Penggunaan bahasa Indonesia dalam Akta Notaris, Minuta Akta, Salinan Akta dan Kutipan Akta dapat pula ditinjau berdasarkan Pasal 1320 KUHPerdata, khususnya mengenai Syarat Objektif suatu Perjanjian yaitu tentang Suatu Sebab Yang Terlarang Menurut Hukum. Sudah menjadi kaidah umum dalam Hukum Perjanjian bahwa Perjanjian yang melanggar salah satu syarat objektif, maka perjanjian tersebut batal demi hukum.
Dengan demikian apakah bisa dalam Akta Notaris, Minuta Akta, Salinan Akta dan Kutipan Akta yang dibuat dengan tidak menggunakan bahasa Indonesia Batal Demi Hukum karena melanggar salah satu syarat objektif, yaitu sebab yang terlarang ?
Pasal 1337 KUHPerdata menegaskan bahwa suatu sebab adalah terlarang, apabila dilarang oleh undang-undang, atau apabila berlawanan dengan kesusilaan baik atau ketertiban umum. Jika menggunakan ketentuan Pasal 1337 KUHPerdata tersebut sudah tentu Akta Notaris, Minuta Akta, Salinan Akta dan Kutipan Akta yang dibuat dengan tidak menggunakan bahasa Indonesia Batal Demi Hukum karena melanggar salah satu syarat objektif, yaitu sebab yang terlarang. Jika undang-undang mewajibkan setiap kontrak atau perjanjian (termasuk Akta Notaris, Minuta Akta, Salinan Akta dan Kutipan Akta) menggunakan bahasa Indonesia, harus diikuti. Dengan ancama Batal Demi Hukum jika dilanggar.

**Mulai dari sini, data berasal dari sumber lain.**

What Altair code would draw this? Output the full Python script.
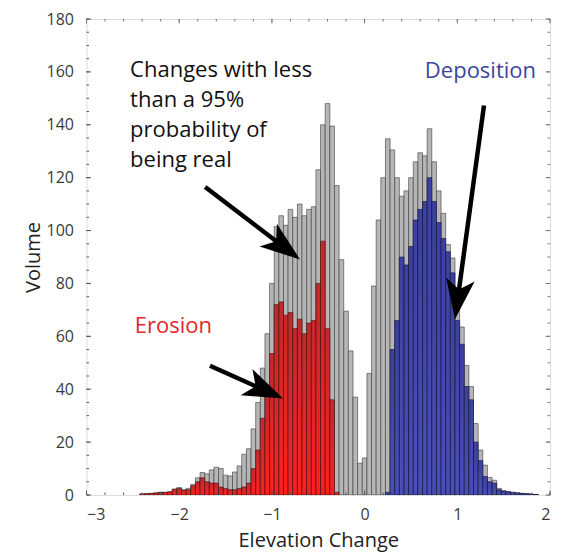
import math
import numpy as np
import pandas as pd
import altair as alt

# ---- data (bin centres every 0.05) ----
centers = [round(v, 2) for v in np.arange(-2.40, 1.851, 0.05)]
total = [0.4, 0.5, 0.6, 0.8, 1.0, 1.0, 1.2, 2.2, 2.8, 2.0,
         2.5, 4.0, 6.5, 8.5, 8.0, 9.5, 10.5, 10.0, 7.5, 7.2,
         8.7, 11.0, 15.4, 17.5, 25.0, 35.0, 48.0, 61.0, 80.0, 101.5,
         105.6, 102.0, 108.0, 105.0, 110.0, 105.6, 108.0, 109.0, 123.0, 140.0,
         148.0, 139.5, 117.0, 89.0, 69.5, 54.5, 37.0, 12.0, 14.0, 46.0,
         79.0, 104.0, 120.0, 134.7, 130.5, 120.0, 113.0, 115.0, 120.0, 126.0,
         129.4, 128.3, 138.5, 126.0, 115.0, 106.5, 94.7, 89.6, 70.0, 63.5,
         49.0, 41.0, 27.0, 17.0, 11.3, 6.6, 5.6, 2.5, 1.6, 1.3,
         1.0, 0.8, 0.6, 0.5, 0.3, 0.2]
significant = [0.4, 0.5, 0.6, 0.8, 1.0, 1.0, 1.2, 2.2, 2.5, 1.8,
               2.0, 3.5, 5.0, 6.5, 5.0, 4.5, 4.5, 3.0, 2.5, 2.0,
               2.0, 2.5, 3.0, 4.5, 10.0, 17.0, 29.0, 40.0, 53.5, 72.0,
               73.0, 68.0, 69.0, 63.0, 66.5, 61.0, 65.0, 66.0, 80.0, 96.0,
               63.0, 36.0, 1.0, 0, 0, 0, 0, 0, 0, 0,
               0, 0, 0, 1.0, 55.0, 66.0, 90.0, 87.0, 94.0, 104.0,
               108.0, 111.0, 120.0, 111.0, 103.0, 97.0, 92.0, 84.0, 66.0, 57.0,
               41.0, 36.0, 20.0, 13.0, 7.0, 5.0, 4.5, 2.0, 1.5, 1.2,
               1.0, 0.8, 0.6, 0.5, 0.3, 0.2]
bin_width = 0.05

x_major = [-3, -2, -1, 0, 1, 2]
x_minor = [round(v, 1) for v in np.arange(-3, 2.01, 0.2)]
y_major = list(range(0, 181, 20))
y_minor = list(range(0, 181, 5))

# annotations (data coordinates)
labels = ["Changes with less", "than a 95%", "probability of", "being real", "Deposition", "Erosion"]
label_x = [-2.53, -2.53, -2.53, -2.53, 0.65, -2.48]
label_y = [160.8, 149.4, 138.0, 126.6, 160.3, 64.0]
label_color = ["#111111", "#111111", "#111111", "#111111", "#3b469c", "#e4262a"]

arrow_x0 = [-1.72, -1.668, 1.288]
arrow_y0 = [116.5, 48.9, 147.3]
arrow_x1 = [-0.697, -0.88, 0.975]
arrow_y1 = [89.1, 36.5, 66.5]

W, H = 463.5, 476
XD = [-3, 2]
YD = [0, 180]
sx = W / (XD[1] - XD[0])
sy = H / (YD[1] - YD[0])
HEAD = 40  # px length of arrow head

df = pd.DataFrame({"c": centers, "total": total, "sig": significant})
df["x0"] = df["c"] - bin_width / 2
df["x1"] = df["c"] + bin_width / 2

xs = alt.Scale(domain=XD, nice=False, zero=False)
ys = alt.Scale(domain=YD, nice=False)

font = "Open Sans"

gray = alt.Chart(df).mark_bar(fill="#b6b6b6", stroke="#3a3a3a", strokeWidth=0.6, clip=True).encode(
    x=alt.X("x0:Q", scale=xs, axis=alt.Axis(values=x_major, format="d", grid=False, ticks=False, domain=False,
                                            labelFontSize=16, labelColor="#3a3a3a", labelFont=font, labelPadding=11,
                                            title="Elevation Change", titleFontSize=20, titleFont=font,
                                            titleFontWeight="normal", titleColor="#222222", titlePadding=8)),
    x2="x1:Q",
    y=alt.Y("total:Q", scale=ys, axis=alt.Axis(values=y_major, grid=False, ticks=False, domain=False,
                                               labelFontSize=16, labelColor="#3a3a3a", labelFont=font, labelPadding=13,
                                               title="Volume", titleFontSize=20, titleFont=font,
                                               titleFontWeight="normal", titleColor="#222222", titlePadding=3)),
    y2=alt.datum(0),
)

red_grad = alt.Gradient(gradient="linear", x1=0, x2=0, y1=0, y2=1,
                        stops=[alt.GradientStop(color="#c02a2e", offset=0),
                               alt.GradientStop(color="#ff2020", offset=1)])
blue_grad = alt.Gradient(gradient="linear", x1=0, x2=0, y1=0, y2=1,
                         stops=[alt.GradientStop(color="#3c40a0", offset=0),
                                alt.GradientStop(color="#4a4eb8", offset=1)])

red = alt.Chart(df).transform_filter("datum.c < 0 && datum.sig > 0").mark_bar(
    fill=red_grad, stroke="#3a1010", strokeWidth=0.6, clip=True).encode(
    x=alt.X("x0:Q", scale=xs), x2="x1:Q", y=alt.Y("sig:Q", scale=ys), y2=alt.datum(0))
blue = alt.Chart(df).transform_filter("datum.c > 0 && datum.sig > 0").mark_bar(
    fill=blue_grad, stroke="#101030", strokeWidth=0.6, clip=True).encode(
    x=alt.X("x0:Q", scale=xs), x2="x1:Q", y=alt.Y("sig:Q", scale=ys), y2=alt.datum(0))

# arrows
rows = []
for a, b, c, d in zip(arrow_x0, arrow_y0, arrow_x1, arrow_y1):
    dx = (c - a) * sx
    dy = -(d - b) * sy
    L = math.hypot(dx, dy)
    ux, uy = dx / L, dy / L
    ang = math.degrees(math.atan2(ux, -uy)) % 360
    hx = c - ux * (HEAD / 2) / sx
    hy = d + uy * (HEAD / 2) / sy
    rows.append({"x0": a, "y0": b, "hx": hx, "hy": hy, "ang": ang})
adf = pd.DataFrame(rows)

arrow_lines = alt.Chart(adf).mark_rule(color="black", strokeWidth=4.5).encode(
    x=alt.X("x0:Q", scale=xs), y=alt.Y("y0:Q", scale=ys), x2="hx:Q", y2="hy:Q")
arrow_heads = alt.Chart(adf).mark_point(
    shape="M0,-1L0.72,1L0,0.5L-0.72,1Z", filled=True, fill="black", opacity=1,
    size=HEAD * HEAD).encode(
    x=alt.X("hx:Q", scale=xs), y=alt.Y("hy:Q", scale=ys), angle=alt.Angle("ang:Q", scale=None))

ldf = pd.DataFrame({"t": labels, "x": label_x, "y": label_y, "col": label_color})
texts = alt.Chart(ldf).mark_text(align="left", baseline="middle", fontSize=22, font=font).encode(
    x=alt.X("x:Q", scale=xs), y=alt.Y("y:Q", scale=ys), text="t:N", color=alt.Color("col:N", scale=None))

# inward ticks on all four sides
def xticks(vals, ln):
    d = pd.DataFrame({"v": vals})
    bot = alt.Chart(d).mark_rule(color="#555555", strokeWidth=1).encode(
        x=alt.X("v:Q", scale=xs), y=alt.value(H), y2=alt.value(H - ln))
    top = alt.Chart(d).mark_rule(color="#777777", strokeWidth=1).encode(
        x=alt.X("v:Q", scale=xs), y=alt.value(0), y2=alt.value(ln))
    return [bot, top]

def yticks(vals, ln):
    d = pd.DataFrame({"v": vals})
    left = alt.Chart(d).mark_rule(color="#555555", strokeWidth=1).encode(
        y=alt.Y("v:Q", scale=ys), x=alt.value(0), x2=alt.value(ln))
    right = alt.Chart(d).mark_rule(color="#777777", strokeWidth=1).encode(
        y=alt.Y("v:Q", scale=ys), x=alt.value(W), x2=alt.value(W - ln))
    return [left, right]

tick_layers = xticks(x_minor, 2.5) + xticks(x_major, 4.5) + yticks(y_minor, 2.5) + yticks(y_major, 4.5)

chart = alt.layer(gray, red, blue, *tick_layers, arrow_lines, arrow_heads, texts).properties(
    width=W, height=H,
    autosize=alt.AutoSizeParams(type="none"),
    padding={"left": 78.5, "top": 11, "right": 8, "bottom": 57},
).configure_view(stroke="#9a9a9a", strokeWidth=1.5).configure(background="white")

chart.save("out.html", embed_options={"renderer": "svg", "actions": False})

Berdasarkan uraian di atas, apakah boleh Minuta Akta dibuat selain dalam bahasa Indonesia ?
Dengan ketentuan Pasal 31 ayat (1) dan (2) Undang-Undang Republik Indonesia Nomor 24 Tahun 2009 bahwa bahasa Indonesia wajib digunakan dalam nota kesepahaman atau perjanjian yang melibatkan lembaga negara, instansi pemerintah Republik Indonesia, lembaga swasta Indonesia atau perseorangan warga negara Indonesia, maka untuk Akta Notaris, Minuta Akta, Salinan Akta dan Kutipan Akta wajib menggunakan bahasa Indonesia, sehingga tidak boleh ada Akta Notaris, Minuta Akta, Salinan Akta dan Kutipan Akta yang tidak menggunakan bahasa Indonesia.
*****
(Bersambung: “Dapatkah Notaris Memberikan Salinan Akta Dalam Bahasa Selain Bahasa Indonesia?”
Artikel Sebelumnya: “Kewajban Penggunaan Bahasa Indonesia Dalam Kontrak Asing Yang Dilaksanakan di Indonesia”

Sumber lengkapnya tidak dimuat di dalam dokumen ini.